Would that work for weirder templates like MiniCPM's
<用户>
<AI>
?
Would that work for weirder templates like MiniCPM's
<用户> <AI>
?
No, not for now, but we can add support for these template as long as we can find the jinja version.
I couldn't find this template in tokenizer_config.json of MiniCPM-V. Can you find it somewhere?
For now, we can only support templates that are included in tokenizer_config.json. The benefit is that I can run the python code then cpp code to compare if the cpp implementation is correct or not.
I couldn't find this template in tokenizer_config.json of MiniCPM-V. Can you find it somewhere?
I took mine from here https://github.com/ggerganov/llama.cpp/issues/5447#issuecomment-1957784407
{% for message in messages %}{% if message['role'] == 'user' %}{{'<用户>' + message['content'].strip() + '<AI>'}}{% else %}{{message['content'].strip()}}{% endif %}{% endfor %}
@lastrosade Can you give the link to the official docs somewhere? Pay attention because template may different structure of newline & space & EOS / BOS token that is quite confused.
Your template will output something like: <用户>hello<AI>hi
But in reality, it may be: <用户>hello\n<AI>hi
, <用户>\nhello\n</s><s><AI>\nhi
,...
That's why it's always better to have the official template (the one used in training process)
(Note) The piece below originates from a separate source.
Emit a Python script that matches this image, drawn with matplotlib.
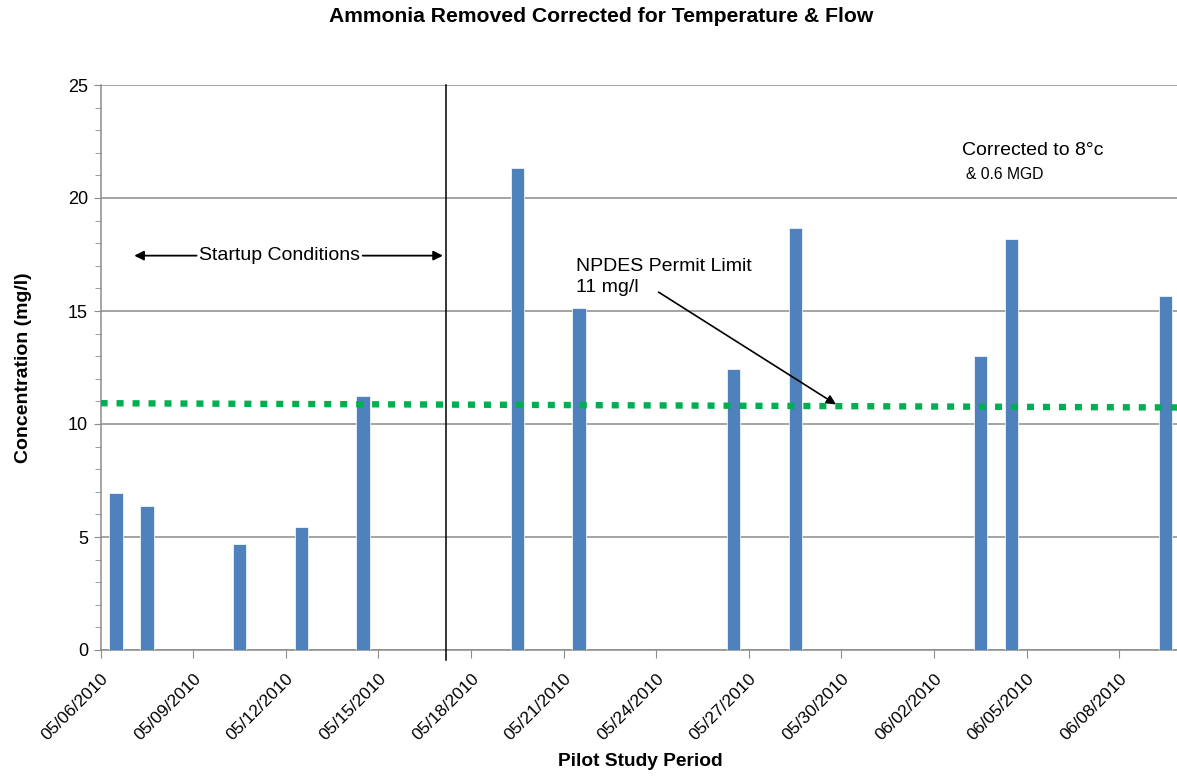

I don't know where to find any official docs, But looking at their repo, it seems that they do not use any special tokens in their template.
https://github.com/OpenBMB/MiniCPM/blob/b3358343cb6cc40002d92bc382ab92b98d5b8f3e/model/modeling_minicpm.py#L1326 But I think this only parses text, so idk.
@lastrosade sorry for the late response, but the current blocking point is that the gguf model does not have template at all, so it's impossible for server to detect if it should use MiniCPM template or not.
Please join the discussion in the linked issue above
This issue was closed because it has been inactive for 14 days since being marked as stale.
Feature Description
Retrieve the "chat_template" field from the GGUF model in the /props endpoint.
Motivation
Many models incorporate a jinja2 template stored in a field called chat_template. This feature would enable users to generate appropriate templates with their scripts.
This could also probably be used on the web UI to autofill the template text boxes.